> Goal of the exercise
In the records below, reproduce exactly the lines from the one containing "Generate a Python" through the one containing "df = pd.DataFrame(corr, index=labels, columns=labels)", both included, and omit the pictures.

(Records contained in a dataset)
Begin

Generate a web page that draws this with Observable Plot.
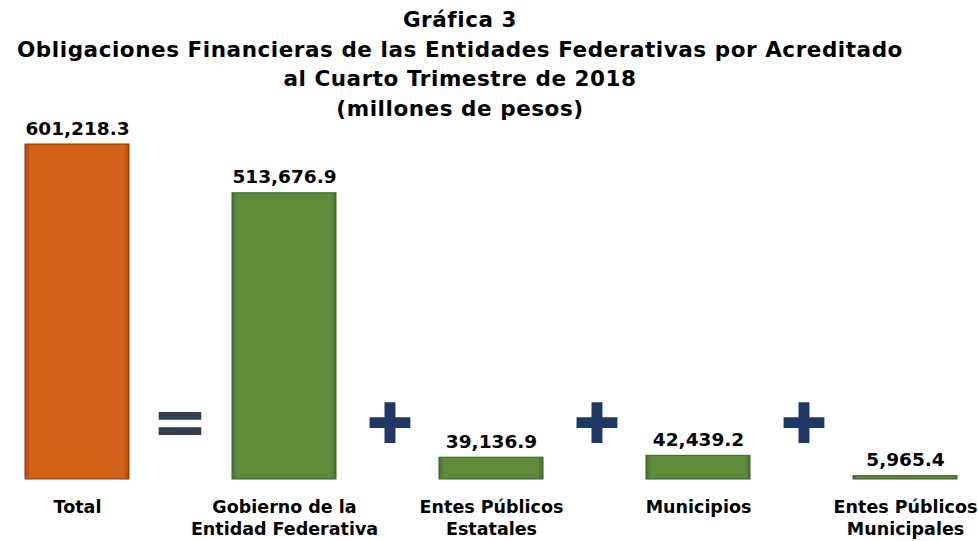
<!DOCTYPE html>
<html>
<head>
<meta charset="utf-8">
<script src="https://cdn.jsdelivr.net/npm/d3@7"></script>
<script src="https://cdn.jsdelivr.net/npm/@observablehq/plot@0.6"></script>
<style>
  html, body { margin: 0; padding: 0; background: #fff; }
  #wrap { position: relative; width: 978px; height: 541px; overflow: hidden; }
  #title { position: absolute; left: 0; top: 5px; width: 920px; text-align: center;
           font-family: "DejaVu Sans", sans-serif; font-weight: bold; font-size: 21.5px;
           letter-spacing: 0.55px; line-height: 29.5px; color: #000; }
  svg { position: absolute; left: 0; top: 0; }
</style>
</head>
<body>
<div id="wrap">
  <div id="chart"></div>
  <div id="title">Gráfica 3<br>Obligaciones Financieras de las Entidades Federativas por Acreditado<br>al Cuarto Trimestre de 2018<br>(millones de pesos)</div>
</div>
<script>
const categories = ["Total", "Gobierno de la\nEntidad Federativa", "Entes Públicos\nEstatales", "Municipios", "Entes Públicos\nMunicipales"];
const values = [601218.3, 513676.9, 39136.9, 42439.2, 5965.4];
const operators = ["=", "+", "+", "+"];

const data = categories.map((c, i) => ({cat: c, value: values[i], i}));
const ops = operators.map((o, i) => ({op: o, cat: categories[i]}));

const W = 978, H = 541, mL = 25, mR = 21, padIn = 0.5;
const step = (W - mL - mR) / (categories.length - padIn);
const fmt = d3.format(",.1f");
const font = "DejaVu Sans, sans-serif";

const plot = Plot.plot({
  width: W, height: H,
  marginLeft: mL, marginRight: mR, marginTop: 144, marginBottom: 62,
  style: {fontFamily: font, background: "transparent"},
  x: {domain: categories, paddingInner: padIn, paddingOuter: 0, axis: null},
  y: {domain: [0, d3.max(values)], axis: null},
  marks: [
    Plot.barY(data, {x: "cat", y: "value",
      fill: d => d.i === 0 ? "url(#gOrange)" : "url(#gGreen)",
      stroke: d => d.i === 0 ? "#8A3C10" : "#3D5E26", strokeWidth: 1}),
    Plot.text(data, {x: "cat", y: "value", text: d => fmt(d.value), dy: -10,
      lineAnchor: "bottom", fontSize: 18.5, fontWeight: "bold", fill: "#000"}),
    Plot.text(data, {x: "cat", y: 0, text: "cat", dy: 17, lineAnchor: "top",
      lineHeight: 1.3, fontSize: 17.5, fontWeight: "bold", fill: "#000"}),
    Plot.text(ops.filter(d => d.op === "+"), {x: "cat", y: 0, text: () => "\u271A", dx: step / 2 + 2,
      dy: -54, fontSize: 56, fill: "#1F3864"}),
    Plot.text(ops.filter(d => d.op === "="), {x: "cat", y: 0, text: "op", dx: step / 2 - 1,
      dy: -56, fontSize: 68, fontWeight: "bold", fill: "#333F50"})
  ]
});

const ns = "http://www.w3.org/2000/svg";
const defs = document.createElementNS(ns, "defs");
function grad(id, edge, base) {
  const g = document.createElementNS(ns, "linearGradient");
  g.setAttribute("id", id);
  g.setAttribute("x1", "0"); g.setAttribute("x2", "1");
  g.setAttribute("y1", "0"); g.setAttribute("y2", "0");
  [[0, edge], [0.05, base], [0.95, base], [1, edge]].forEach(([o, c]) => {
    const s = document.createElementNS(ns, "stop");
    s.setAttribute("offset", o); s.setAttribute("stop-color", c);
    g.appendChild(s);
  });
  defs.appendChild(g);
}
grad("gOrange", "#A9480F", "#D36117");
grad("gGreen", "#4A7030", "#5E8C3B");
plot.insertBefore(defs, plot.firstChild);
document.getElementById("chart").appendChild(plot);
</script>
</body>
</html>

End
Begin

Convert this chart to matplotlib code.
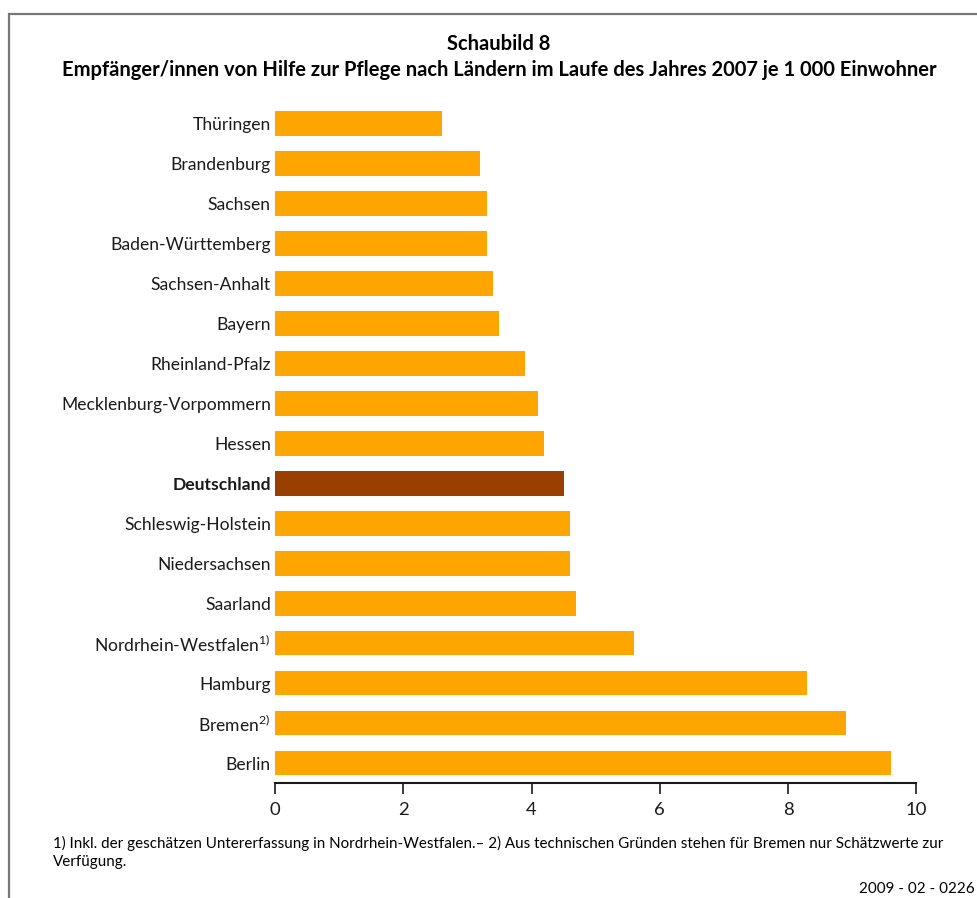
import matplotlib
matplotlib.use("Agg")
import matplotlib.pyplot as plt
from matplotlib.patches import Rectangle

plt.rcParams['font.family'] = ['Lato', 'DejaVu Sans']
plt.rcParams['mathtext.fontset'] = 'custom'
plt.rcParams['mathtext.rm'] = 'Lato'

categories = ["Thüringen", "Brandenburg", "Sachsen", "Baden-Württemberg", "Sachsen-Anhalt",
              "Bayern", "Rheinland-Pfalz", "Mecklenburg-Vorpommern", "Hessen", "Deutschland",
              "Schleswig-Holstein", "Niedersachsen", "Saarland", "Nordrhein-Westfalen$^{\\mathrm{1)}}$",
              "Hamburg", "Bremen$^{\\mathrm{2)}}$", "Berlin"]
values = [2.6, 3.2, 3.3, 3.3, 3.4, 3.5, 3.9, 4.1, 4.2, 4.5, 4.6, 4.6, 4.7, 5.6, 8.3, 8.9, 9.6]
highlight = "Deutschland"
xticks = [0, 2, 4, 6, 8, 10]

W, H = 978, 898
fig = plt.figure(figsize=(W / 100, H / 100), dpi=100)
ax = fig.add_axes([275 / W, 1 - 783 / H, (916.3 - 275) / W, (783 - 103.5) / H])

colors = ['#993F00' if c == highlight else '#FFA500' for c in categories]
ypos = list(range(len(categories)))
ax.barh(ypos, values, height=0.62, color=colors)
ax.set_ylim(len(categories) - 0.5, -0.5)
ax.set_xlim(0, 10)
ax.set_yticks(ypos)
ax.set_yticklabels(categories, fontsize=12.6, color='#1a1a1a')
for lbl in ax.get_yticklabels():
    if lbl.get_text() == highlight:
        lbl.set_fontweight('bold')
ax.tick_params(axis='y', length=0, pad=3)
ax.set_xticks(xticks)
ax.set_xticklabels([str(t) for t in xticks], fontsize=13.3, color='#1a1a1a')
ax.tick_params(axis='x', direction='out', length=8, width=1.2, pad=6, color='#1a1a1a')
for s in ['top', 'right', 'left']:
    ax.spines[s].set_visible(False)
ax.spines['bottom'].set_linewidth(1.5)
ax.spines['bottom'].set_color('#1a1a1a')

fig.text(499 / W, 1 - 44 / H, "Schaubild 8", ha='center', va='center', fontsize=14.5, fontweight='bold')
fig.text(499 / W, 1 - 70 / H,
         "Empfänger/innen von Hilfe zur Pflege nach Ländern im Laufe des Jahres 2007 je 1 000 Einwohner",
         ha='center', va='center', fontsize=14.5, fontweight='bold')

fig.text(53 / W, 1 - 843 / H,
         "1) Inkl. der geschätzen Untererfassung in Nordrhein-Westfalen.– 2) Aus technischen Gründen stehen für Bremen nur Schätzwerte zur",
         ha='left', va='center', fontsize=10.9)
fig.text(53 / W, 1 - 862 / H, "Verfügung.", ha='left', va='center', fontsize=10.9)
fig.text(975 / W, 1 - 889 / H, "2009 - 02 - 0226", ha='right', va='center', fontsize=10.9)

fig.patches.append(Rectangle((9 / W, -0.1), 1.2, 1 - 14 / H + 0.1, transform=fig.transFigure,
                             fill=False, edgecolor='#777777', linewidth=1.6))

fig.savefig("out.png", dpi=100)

End
Begin

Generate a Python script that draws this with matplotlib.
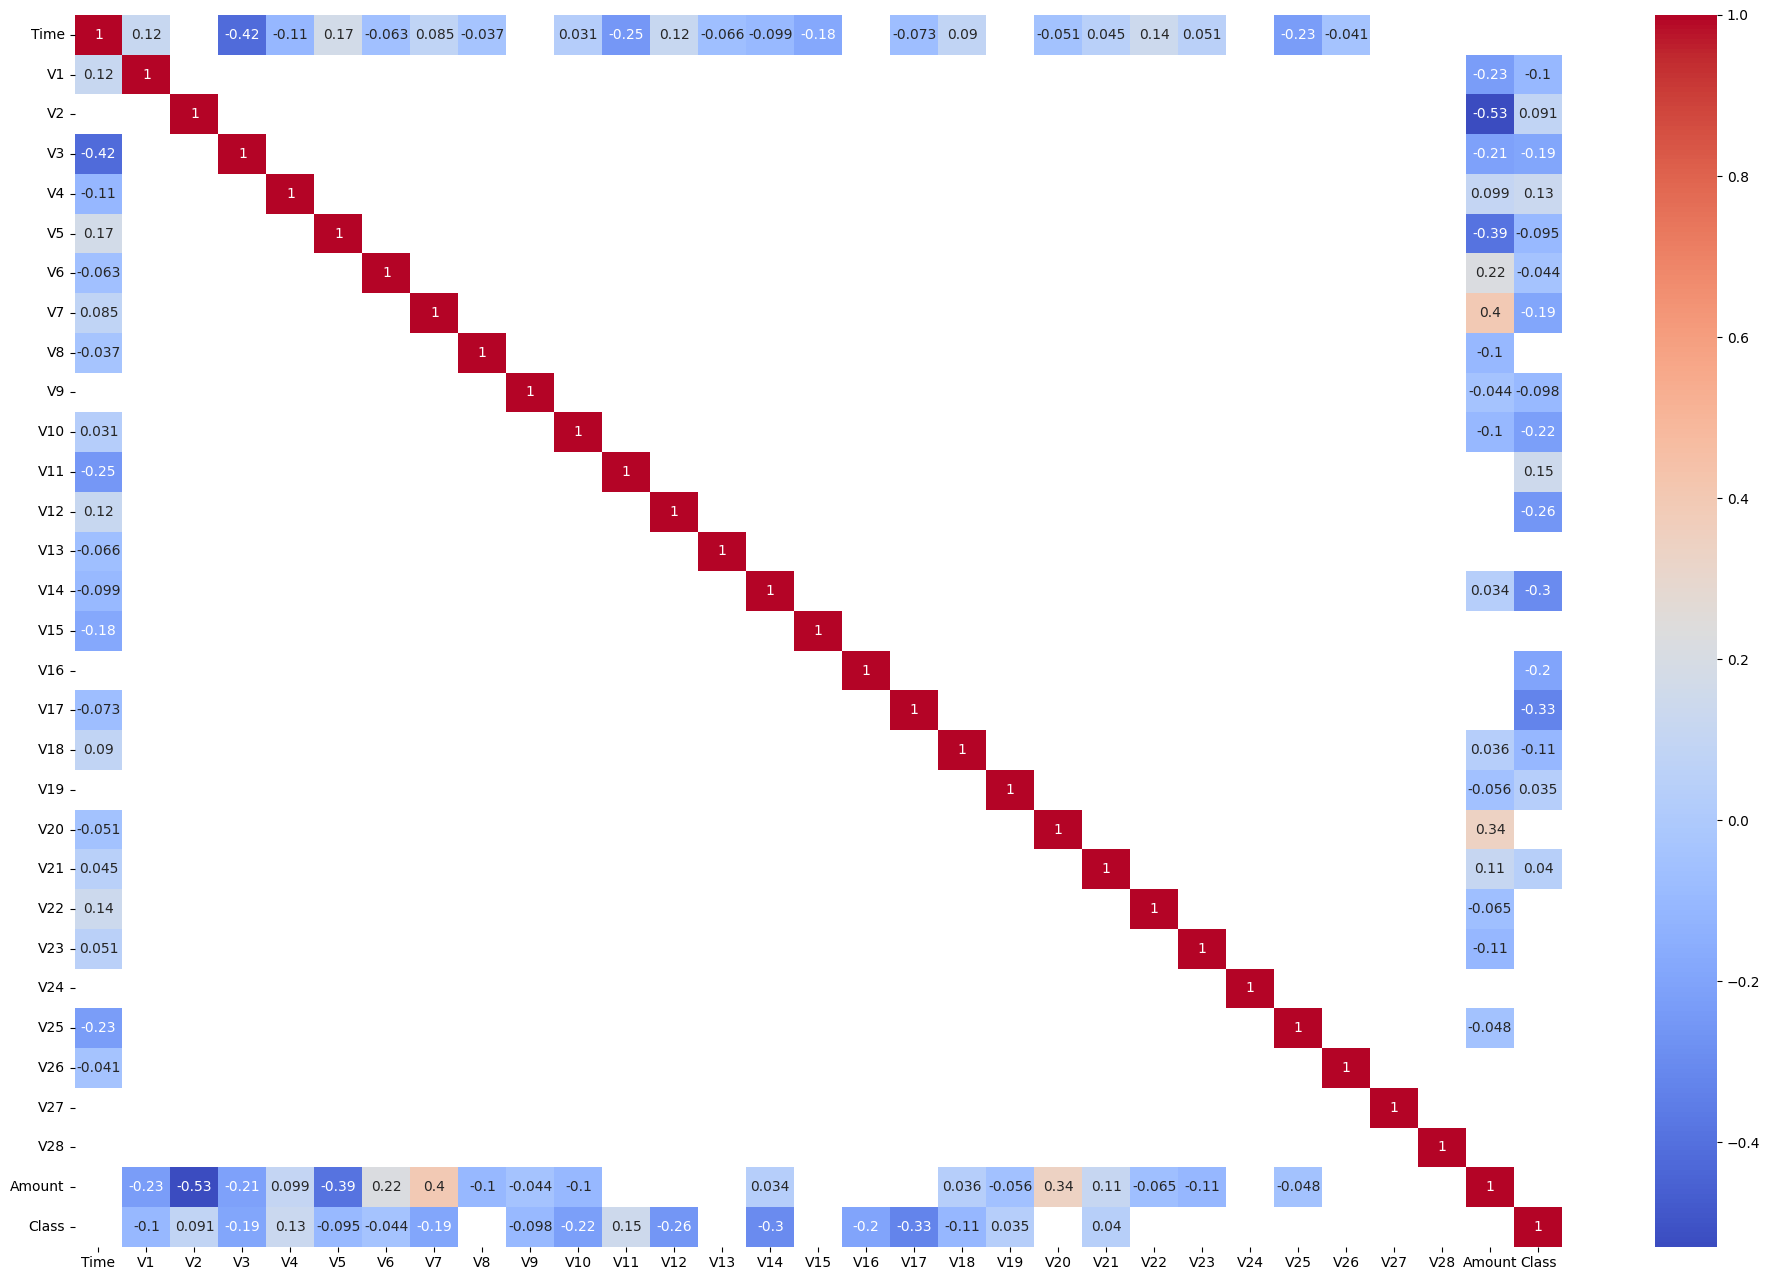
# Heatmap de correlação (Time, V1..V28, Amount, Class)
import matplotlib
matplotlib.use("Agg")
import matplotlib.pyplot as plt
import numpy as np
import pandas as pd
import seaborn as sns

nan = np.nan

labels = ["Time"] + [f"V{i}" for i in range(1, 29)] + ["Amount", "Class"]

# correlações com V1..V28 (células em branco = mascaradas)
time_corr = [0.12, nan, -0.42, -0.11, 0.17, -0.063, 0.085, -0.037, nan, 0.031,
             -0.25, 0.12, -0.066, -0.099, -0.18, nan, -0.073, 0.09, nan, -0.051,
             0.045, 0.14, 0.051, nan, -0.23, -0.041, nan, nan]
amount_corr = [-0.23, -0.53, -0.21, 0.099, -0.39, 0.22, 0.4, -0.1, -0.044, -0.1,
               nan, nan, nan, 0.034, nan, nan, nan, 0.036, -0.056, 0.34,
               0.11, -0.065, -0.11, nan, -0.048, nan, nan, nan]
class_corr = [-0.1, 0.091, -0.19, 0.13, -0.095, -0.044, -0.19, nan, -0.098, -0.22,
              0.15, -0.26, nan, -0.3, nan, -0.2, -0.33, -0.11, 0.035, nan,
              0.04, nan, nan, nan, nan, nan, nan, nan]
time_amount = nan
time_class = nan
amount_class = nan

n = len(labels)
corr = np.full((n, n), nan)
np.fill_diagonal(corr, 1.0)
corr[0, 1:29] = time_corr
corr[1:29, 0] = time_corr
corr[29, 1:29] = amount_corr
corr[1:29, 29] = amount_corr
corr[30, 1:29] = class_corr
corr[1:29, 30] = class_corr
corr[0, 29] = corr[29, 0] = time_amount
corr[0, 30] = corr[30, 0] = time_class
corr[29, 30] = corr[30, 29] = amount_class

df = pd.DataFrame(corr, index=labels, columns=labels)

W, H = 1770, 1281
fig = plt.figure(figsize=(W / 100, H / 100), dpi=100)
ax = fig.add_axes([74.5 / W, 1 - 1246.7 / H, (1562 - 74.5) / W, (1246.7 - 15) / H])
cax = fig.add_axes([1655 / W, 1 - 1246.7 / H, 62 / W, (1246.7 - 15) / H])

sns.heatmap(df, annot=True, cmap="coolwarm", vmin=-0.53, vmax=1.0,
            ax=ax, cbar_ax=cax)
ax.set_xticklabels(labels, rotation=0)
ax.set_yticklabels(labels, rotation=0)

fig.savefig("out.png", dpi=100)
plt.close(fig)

End

> Complete answer
Generate a Python script that draws this with matplotlib.
# Heatmap de correlação (Time, V1..V28, Amount, Class)
import matplotlib
matplotlib.use("Agg")
import matplotlib.pyplot as plt
import numpy as np
import pandas as pd
import seaborn as sns

nan = np.nan

labels = ["Time"] + [f"V{i}" for i in range(1, 29)] + ["Amount", "Class"]

# correlações com V1..V28 (células em branco = mascaradas)
time_corr = [0.12, nan, -0.42, -0.11, 0.17, -0.063, 0.085, -0.037, nan, 0.031,
             -0.25, 0.12, -0.066, -0.099, -0.18, nan, -0.073, 0.09, nan, -0.051,
             0.045, 0.14, 0.051, nan, -0.23, -0.041, nan, nan]
amount_corr = [-0.23, -0.53, -0.21, 0.099, -0.39, 0.22, 0.4, -0.1, -0.044, -0.1,
               nan, nan, nan, 0.034, nan, nan, nan, 0.036, -0.056, 0.34,
               0.11, -0.065, -0.11, nan, -0.048, nan, nan, nan]
class_corr = [-0.1, 0.091, -0.19, 0.13, -0.095, -0.044, -0.19, nan, -0.098, -0.22,
              0.15, -0.26, nan, -0.3, nan, -0.2, -0.33, -0.11, 0.035, nan,
              0.04, nan, nan, nan, nan, nan, nan, nan]
time_amount = nan
time_class = nan
amount_class = nan

n = len(labels)
corr = np.full((n, n), nan)
np.fill_diagonal(corr, 1.0)
corr[0, 1:29] = time_corr
corr[1:29, 0] = time_corr
corr[29, 1:29] = amount_corr
corr[1:29, 29] = amount_corr
corr[30, 1:29] = class_corr
corr[1:29, 30] = class_corr
corr[0, 29] = corr[29, 0] = time_amount
corr[0, 30] = corr[30, 0] = time_class
corr[29, 30] = corr[30, 29] = amount_class

df = pd.DataFrame(corr, index=labels, columns=labels)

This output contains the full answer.